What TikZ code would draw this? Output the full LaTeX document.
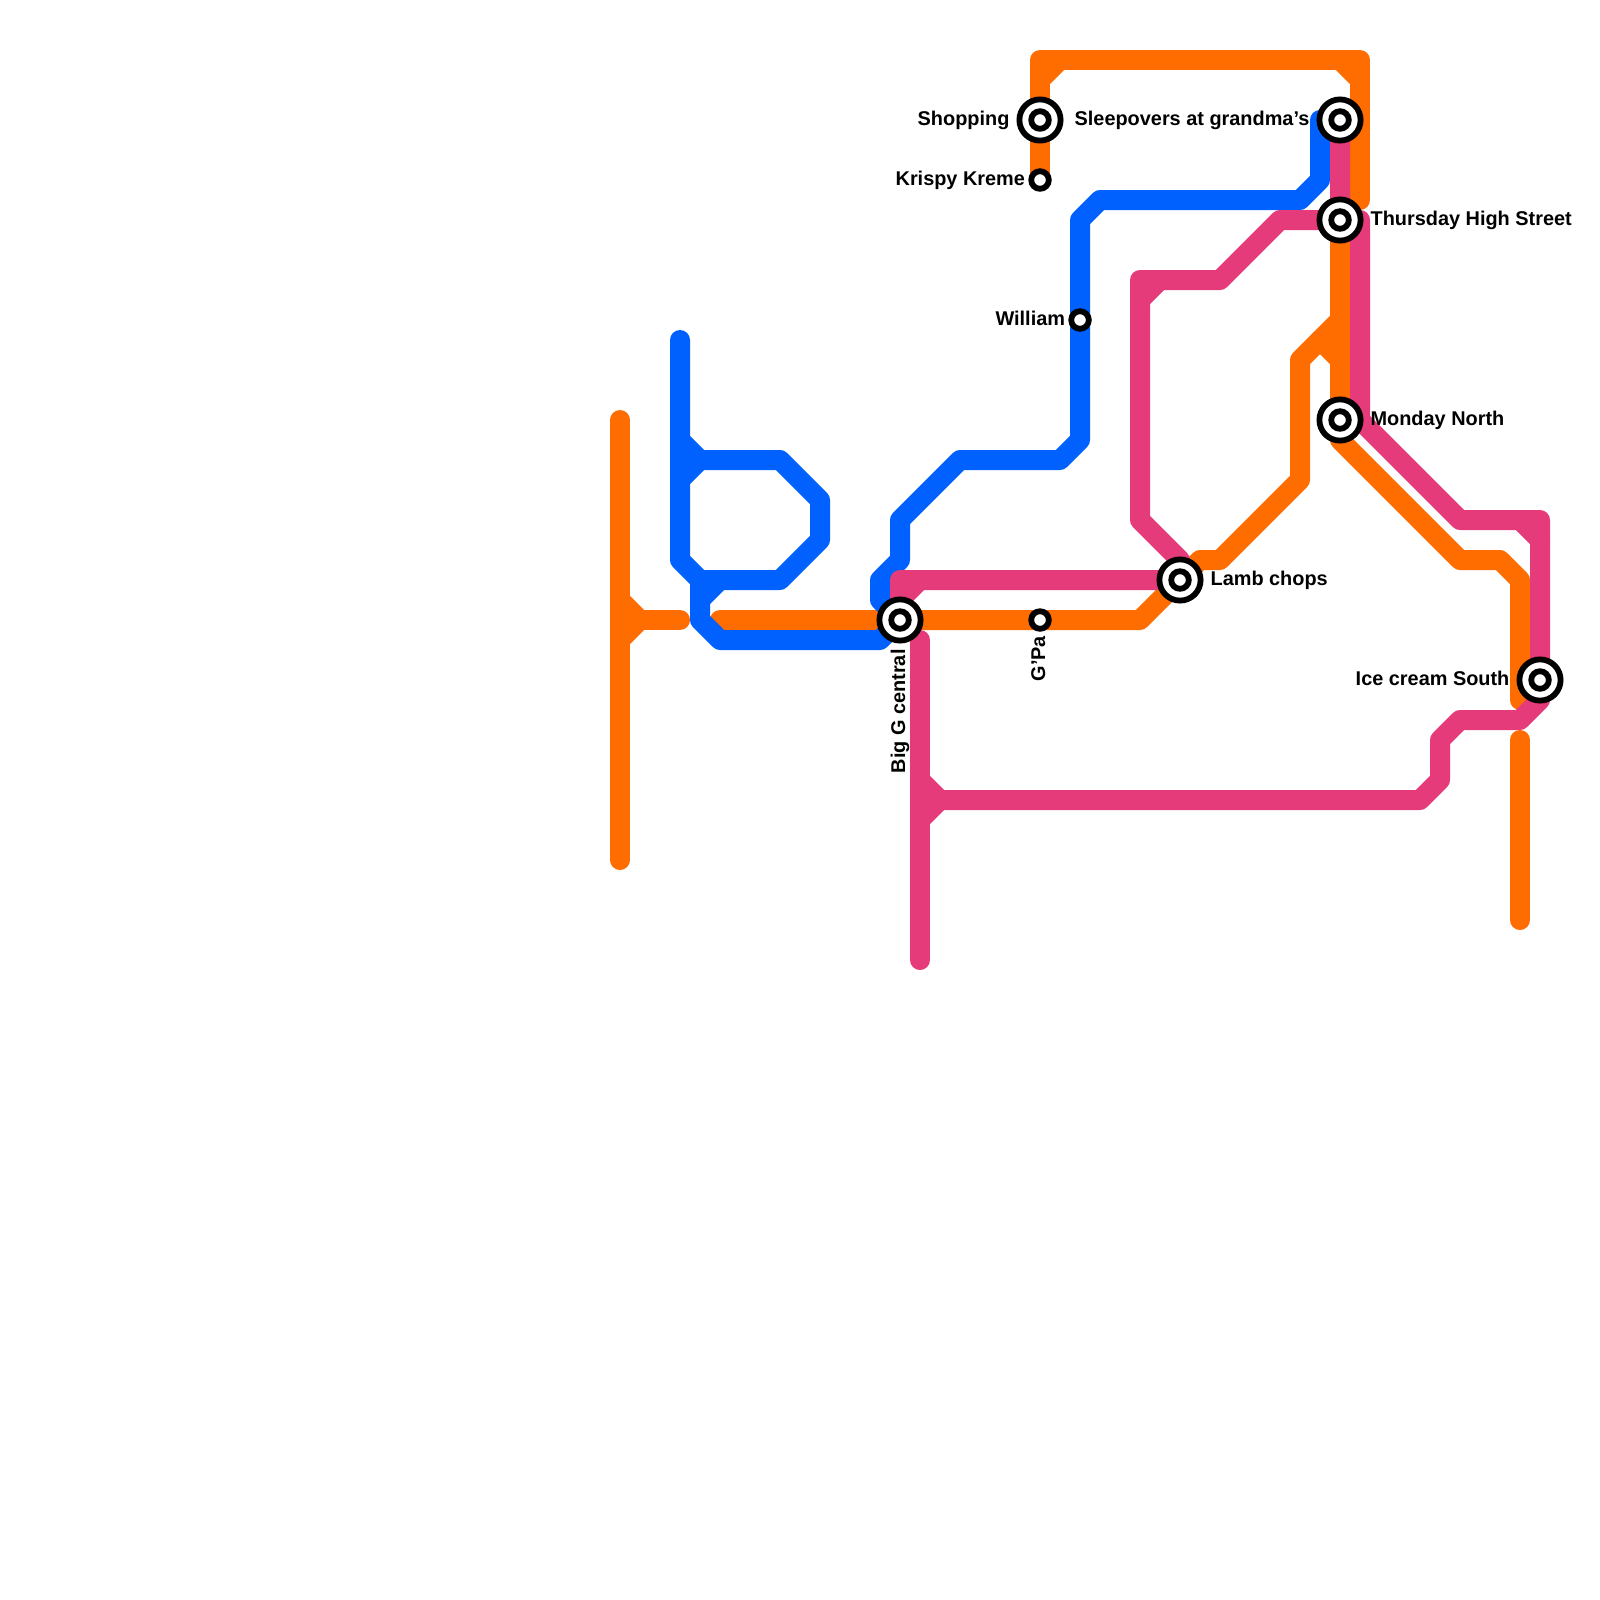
\documentclass[tikz,border=0pt]{standalone}
\usepackage{fontspec}
\setmainfont{Liberation Sans}
\usetikzlibrary{positioning,backgrounds}
\definecolor{lineorange}{HTML}{FF6C00}
\definecolor{lineblue}{HTML}{0061FE}
\definecolor{linepink}{HTML}{E63B7A}
\tikzset{
  metroline/.style={line width=1cm, line join=round, line cap=round},
  stopdot/.style={circle, draw=black, fill=white, line width=0.29cm, minimum size=0.88cm, inner sep=0pt, outer sep=0pt},
  stopring/.style={circle, draw=black, fill=white, line width=0.29cm, minimum size=2.06cm, inner sep=0pt, outer sep=0pt},
  stoplabel/.style={inner sep=0pt, outer sep=0pt, text height=0.75cm, text depth=0.25cm, font=\bfseries\fontsize{28.3}{29}\selectfont},
}

\begin{document}
\begin{tikzpicture}[x=1cm, y=-1cm]
  \useasboundingbox (0,0) rectangle (80,80);

  % Interchanges and plain stops
  \foreach \stname/\stx/\sty in {shopping/52/6, sleepovers/67/6, thursday/67/11, monday/67/21, lamb/59/29, bigg/45/31, icecream/77/34} {
    \node[stopring] (\stname ring) at (\stx,\sty) {};
    \node[stopdot]  (\stname) at (\stx,\sty) {};
  }
  \foreach \stname/\stx/\sty in {krispy/52/9, william/54/16, gpa/52/31} {
    \node[stopdot] (\stname) at (\stx,\sty) {};
  }

  % Labels
  \node[stoplabel, left=0.5cm of shoppingring]    (shoppinglabel)   {Shopping};
  \node[stoplabel, left=0.5cm of sleepoversring]  (sleepoverslabel) {Sleepovers at grandma’s};
  \node[stoplabel, right=0.5cm of thursdayring]   (thursdaylabel)   {Thursday High Street};
  \node[stoplabel, right=0.5cm of mondayring]     (mondaylabel)     {Monday North};
  \node[stoplabel, right=0.5cm of lambring]       (lamblabel)       {Lamb chops};
  \node[stoplabel, left=0.5cm of icecreamring]    (icecreamlabel)   {Ice cream South};
  \node[stoplabel, left=0.31cm of krispy]         (krispylabel)     {Krispy Kreme};
  \node[stoplabel, left=0.31cm of william]        (williamlabel)    {William};
  \node[stoplabel, rotate=90, anchor=east] (gpalabel)  at ([yshift=-0.36cm]gpa.south)      {G’Pa};
  \node[stoplabel, rotate=90, anchor=east] (bigglabel) at ([yshift=-0.44cm]biggring.south) {Big G central};

  \begin{scope}[on background layer]
    % Orange
    \draw[metroline, lineorange] (31,21) -- (31,43);
    \draw[metroline, lineorange] (31,30) -- (32,31) -- (31,32);
    \draw[metroline, lineorange] (32,31) -- (34,31);
    \draw[metroline, lineorange] (36,31) -- (bigg.center) -- (gpa.center) -- (57,31) -- (lamb.center)
      -- (60,28) -- (61,28) -- (65,24) -- (65,18) -- (67,16);
    \draw[metroline, lineorange] (66,17) -- (67,18);
    \draw[metroline, lineorange] (thursday.center) -- (monday.center) -- (67,22) -- (73,28)
      -- (75,28) -- (76,29) -- (76,35);
    \draw[metroline, lineorange] (76,37) -- (76,46);
    \draw[metroline, lineorange] (krispy.center) -- (shopping.center) -- (52,3) -- (68,3) -- (68,10);
    \draw[metroline, lineorange] (52,4) -- (53,3);
    \draw[metroline, lineorange] (67,3) -- (68,4);

    % Blue
    \draw[metroline, lineblue] (34,17) -- (34,28) -- (35,29) -- (39,29) -- (41,27) -- (41,25)
      -- (39,23) -- (35,23) -- (34,22);
    \draw[metroline, lineblue] (34,24) -- (35,23);
    \draw[metroline, lineblue] (35,29) -- (35,31) -- (36,32) -- (44,32) -- (bigg.center);
    \draw[metroline, lineblue] (35,30) -- (36,29);
    \draw[metroline, lineblue] (bigg.center) -- (44,30) -- (44,29) -- (45,28) -- (45,26) -- (48,23)
      -- (53,23) -- (54,22) -- (william.center) -- (54,11) -- (55,10) -- (65,10) -- (66,9)
      -- (66,6) -- (sleepovers.center);

    % Pink
    \draw[metroline, linepink] (46,32) -- (46,48);
    \draw[metroline, linepink] (46,39) -- (47,40) -- (46,41);
    \draw[metroline, linepink] (47,40) -- (71,40) -- (72,39) -- (72,37) -- (73,36) -- (76,36)
      -- (77,35) -- (icecream.center) -- (77,26) -- (73,26) -- (68,21) -- (68,11) -- (thursday.center);
    \draw[metroline, linepink] (76,26) -- (77,27);
    \draw[metroline, linepink] (sleepovers.center) -- (thursday.center) -- (64,11) -- (61,14)
      -- (57,14) -- (57,26) -- (59,28) -- (lamb.center) -- (45,29) -- (bigg.center);
    \draw[metroline, linepink] (57,15) -- (58,14);
    \draw[metroline, linepink] (45,30) -- (46,29);
  \end{scope}
\end{tikzpicture}
\end{document}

◆ ◆ ◆ ◆ ◆ ◆ ◆

Instructions for the task:
Leave out the pictures and print every line of the data exactly.

Complete output:
What TikZ code would draw this? Output the full LaTeX document.
\documentclass[tikz,border=0pt]{standalone}
\usepackage{fontspec}
\setmainfont{Liberation Sans}
\usetikzlibrary{positioning,backgrounds}
\definecolor{lineorange}{HTML}{FF6C00}
\definecolor{lineblue}{HTML}{0061FE}
\definecolor{linepink}{HTML}{E63B7A}
\tikzset{
  metroline/.style={line width=1cm, line join=round, line cap=round},
  stopdot/.style={circle, draw=black, fill=white, line width=0.29cm, minimum size=0.88cm, inner sep=0pt, outer sep=0pt},
  stopring/.style={circle, draw=black, fill=white, line width=0.29cm, minimum size=2.06cm, inner sep=0pt, outer sep=0pt},
  stoplabel/.style={inner sep=0pt, outer sep=0pt, text height=0.75cm, text depth=0.25cm, font=\bfseries\fontsize{28.3}{29}\selectfont},
}

\begin{document}
\begin{tikzpicture}[x=1cm, y=-1cm]
  \useasboundingbox (0,0) rectangle (80,80);

  % Interchanges and plain stops
  \foreach \stname/\stx/\sty in {shopping/52/6, sleepovers/67/6, thursday/67/11, monday/67/21, lamb/59/29, bigg/45/31, icecream/77/34} {
    \node[stopring] (\stname ring) at (\stx,\sty) {};
    \node[stopdot]  (\stname) at (\stx,\sty) {};
  }
  \foreach \stname/\stx/\sty in {krispy/52/9, william/54/16, gpa/52/31} {
    \node[stopdot] (\stname) at (\stx,\sty) {};
  }

  % Labels
  \node[stoplabel, left=0.5cm of shoppingring]    (shoppinglabel)   {Shopping};
  \node[stoplabel, left=0.5cm of sleepoversring]  (sleepoverslabel) {Sleepovers at grandma’s};
  \node[stoplabel, right=0.5cm of thursdayring]   (thursdaylabel)   {Thursday High Street};
  \node[stoplabel, right=0.5cm of mondayring]     (mondaylabel)     {Monday North};
  \node[stoplabel, right=0.5cm of lambring]       (lamblabel)       {Lamb chops};
  \node[stoplabel, left=0.5cm of icecreamring]    (icecreamlabel)   {Ice cream South};
  \node[stoplabel, left=0.31cm of krispy]         (krispylabel)     {Krispy Kreme};
  \node[stoplabel, left=0.31cm of william]        (williamlabel)    {William};
  \node[stoplabel, rotate=90, anchor=east] (gpalabel)  at ([yshift=-0.36cm]gpa.south)      {G’Pa};
  \node[stoplabel, rotate=90, anchor=east] (bigglabel) at ([yshift=-0.44cm]biggring.south) {Big G central};

  \begin{scope}[on background layer]
    % Orange
    \draw[metroline, lineorange] (31,21) -- (31,43);
    \draw[metroline, lineorange] (31,30) -- (32,31) -- (31,32);
    \draw[metroline, lineorange] (32,31) -- (34,31);
    \draw[metroline, lineorange] (36,31) -- (bigg.center) -- (gpa.center) -- (57,31) -- (lamb.center)
      -- (60,28) -- (61,28) -- (65,24) -- (65,18) -- (67,16);
    \draw[metroline, lineorange] (66,17) -- (67,18);
    \draw[metroline, lineorange] (thursday.center) -- (monday.center) -- (67,22) -- (73,28)
      -- (75,28) -- (76,29) -- (76,35);
    \draw[metroline, lineorange] (76,37) -- (76,46);
    \draw[metroline, lineorange] (krispy.center) -- (shopping.center) -- (52,3) -- (68,3) -- (68,10);
    \draw[metroline, lineorange] (52,4) -- (53,3);
    \draw[metroline, lineorange] (67,3) -- (68,4);

    % Blue
    \draw[metroline, lineblue] (34,17) -- (34,28) -- (35,29) -- (39,29) -- (41,27) -- (41,25)
      -- (39,23) -- (35,23) -- (34,22);
    \draw[metroline, lineblue] (34,24) -- (35,23);
    \draw[metroline, lineblue] (35,29) -- (35,31) -- (36,32) -- (44,32) -- (bigg.center);
    \draw[metroline, lineblue] (35,30) -- (36,29);
    \draw[metroline, lineblue] (bigg.center) -- (44,30) -- (44,29) -- (45,28) -- (45,26) -- (48,23)
      -- (53,23) -- (54,22) -- (william.center) -- (54,11) -- (55,10) -- (65,10) -- (66,9)
      -- (66,6) -- (sleepovers.center);

    % Pink
    \draw[metroline, linepink] (46,32) -- (46,48);
    \draw[metroline, linepink] (46,39) -- (47,40) -- (46,41);
    \draw[metroline, linepink] (47,40) -- (71,40) -- (72,39) -- (72,37) -- (73,36) -- (76,36)
      -- (77,35) -- (icecream.center) -- (77,26) -- (73,26) -- (68,21) -- (68,11) -- (thursday.center);
    \draw[metroline, linepink] (76,26) -- (77,27);
    \draw[metroline, linepink] (sleepovers.center) -- (thursday.center) -- (64,11) -- (61,14)
      -- (57,14) -- (57,26) -- (59,28) -- (lamb.center) -- (45,29) -- (bigg.center);
    \draw[metroline, linepink] (57,15) -- (58,14);
    \draw[metroline, linepink] (45,30) -- (46,29);
  \end{scope}
\end{tikzpicture}
\end{document}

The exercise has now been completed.